Which is why I decided to take the punt on buying the four Naruto: Ultimate Ninja Storm games as a means to check it out and see what I missed. Aside from wanting to check out more of developer CyberConnect2’s catalogue, it was something that’s been recommended by a bunch of friends who’ve gone through the entire story.

And yet playing the first game is questioning my quest to discover more about this.

Not that it’s necessarily a bad game. I’m keeping my expectations for a 10 year old game pretty reasonable, but it’s not a particularly welcoming adaptation for newer fans. The game expects you to have actually read or seen the source material to understand or really appreciate what CC2 are attempting to do.

Character introductions and motivations or story details are either explained in a sentence or not mentioned at all, and it’s incredibly frustrating. It’s giving you the gist, which is handy if you’re knowledgeable about the story, so you don’t have to slog through any parts that are endlessly recreated.  If you’re like me though? It’s almost enough to completely stop playing.

It’s the opposite problem to virtually every Dragonball game, which will go out of its way to retell the exact same story in every single adaptation. There’s only so many times you can fight Raditz and see Goku die before you yearn for something, nay, anything else.

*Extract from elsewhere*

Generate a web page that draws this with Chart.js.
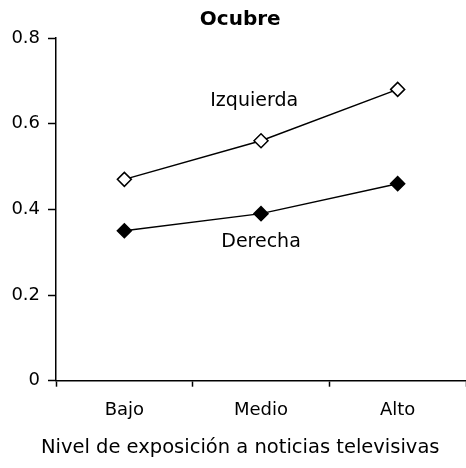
<!DOCTYPE html>
<html lang="es">

<head>
	<meta charset="UTF-8">
	<meta name="viewport" content="width=device-width, initial-scale=1.0">
	<title>Ocubre</title>
	<script src="https://cdn.jsdelivr.net/npm/chart.js"></script>
	<style>
		html, body {
			margin: 0;
			padding: 0;
			background: #ffffff;
		}

		.grafico {
			width: 466px;
			height: 468px;
		}
	</style>
</head>

<body>
	<div class="grafico">
		<canvas id="graficoOcubre" width="466" height="468"></canvas>
	</div>
	<script>
		var categorias = ['Bajo', 'Medio', 'Alto'];
		var izquierda = [0.47, 0.56, 0.68];
		var derecha = [0.35, 0.39, 0.46];
		var ticksY = [0, 0.2, 0.4, 0.6, 0.8];

		var fonte = 'DejaVu Sans';

		// nombres de las series escritos junto a las lineas
		var rotulosSeries = {
			id: 'rotulosSeries',
			afterDatasetsDraw: function (chart) {
				var ctx = chart.ctx;
				var x = chart.scales.x;
				var y = chart.scales.y;
				ctx.save();
				ctx.font = '19px "' + fonte + '"';
				ctx.fillStyle = '#000000';
				ctx.textAlign = 'center';
				ctx.textBaseline = 'middle';
				ctx.fillText(chart.data.datasets[0].label, x.getPixelForValue(0.95), y.getPixelForValue(0.653));
				ctx.fillText(chart.data.datasets[1].label, x.getPixelForValue(1.0), y.getPixelForValue(0.323));
				ctx.restore();
			}
		};

		var ctx = document.getElementById('graficoOcubre').getContext('2d');
		var graficoOcubre = new Chart(ctx, {
			type: 'line',
			data: {
				labels: categorias,
				datasets: [{
					label: 'Izquierda',
					data: izquierda,
					borderColor: '#000000',
					borderWidth: 1.5,
					pointStyle: 'rectRot',
					pointRadius: 7,
					pointBorderWidth: 1.5,
					pointBackgroundColor: '#ffffff',
					pointBorderColor: '#000000'
				}, {
					label: 'Derecha',
					data: derecha,
					borderColor: '#000000',
					borderWidth: 1.5,
					pointStyle: 'rectRot',
					pointRadius: 7,
					pointBorderWidth: 1.5,
					pointBackgroundColor: '#000000',
					pointBorderColor: '#000000'
				}]
			},
			options: {
				responsive: false,
				animation: false,
				layout: {
					// el eje x llega hasta el borde derecho del dibujo
					autoPadding: false,
					padding: { left: 3.4, right: -11, top: 0, bottom: 0 }
				},
				plugins: {
					legend: { display: false },
					tooltip: { enabled: false },
					title: {
						display: true,
						text: 'Ocubre',
						color: '#000000',
						font: { family: fonte, size: 20, weight: 'bold', lineHeight: 1.2 },
						padding: { top: 7.5, bottom: 6.5 }
					},
					// titulo del eje x, centrado en todo el ancho como en el original
					subtitle: {
						display: true,
						position: 'bottom',
						text: 'Nivel de exposición a noticias televisivas',
						color: '#000000',
						font: { family: fonte, size: 19.5, lineHeight: 1.2 },
						padding: { top: 2, bottom: 8.3 }
					}
				},
				scales: {
					x: {
						offset: true,
						border: { display: true, color: '#000000', width: 1.5 },
						grid: {
							offset: true,
							drawOnChartArea: false,
							drawTicks: true,
							tickLength: 6,
							tickWidth: 1.5,
							tickColor: '#000000'
						},
						ticks: {
							color: '#000000',
							padding: 13,
							font: { family: fonte, size: 18, lineHeight: 1.2 }
						}
					},
					y: {
						min: 0,
						max: 0.8,
						afterBuildTicks: function (escala) {
							escala.ticks = ticksY.map(function (v) { return { value: v }; });
						},
						border: { display: true, color: '#000000', width: 1.5 },
						grid: {
							drawOnChartArea: false,
							drawTicks: true,
							tickLength: 8,
							tickWidth: 1.5,
							tickColor: '#000000'
						},
						ticks: {
							color: '#000000',
							padding: 8,
							font: { family: fonte, size: 18, lineHeight: 1.2 },
							callback: function (valor) {
								return valor === 0 ? '0' : valor.toFixed(1);
							}
						}
					}
				}
			},
			plugins: [rotulosSeries]
		});
	</script>
</body>

</html>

Yet despite all this, I’m enjoying my time enough with the game. It’s an arena fighter the way every anime/manga tends to be nowadays, and it works well enough. But the real winner here is the world – the setting of the Hidden Leaf Village, where most of the action takes place, is kinda really appealing to me.

Most of the story mode in that first game is running around doing tasks, and while it’s a small environment, the look is striking enough. It being set in a (mostly) contemporary city is kind of appealing to me, and it’s striking enough. It’s also still so great when CC2 go all out with cutscenes, you can tell there’s people there who love the source material enough to put their passion into it.

There is one other thing that Ultimate Ninja Storm got me to do. After being so frustrated with only being given the gist of the story and not being the replacement for the source material that I was expecting it to be, I decided to start reading the manga. I’ve only just started, but I’m enjoying my time with it enough that I want to see it through, same with the Ultimate Ninja Storm series. I’m very interested to see how the games adapt the source material, where the story goes from here, and how both can work in concert to make the story worth going through.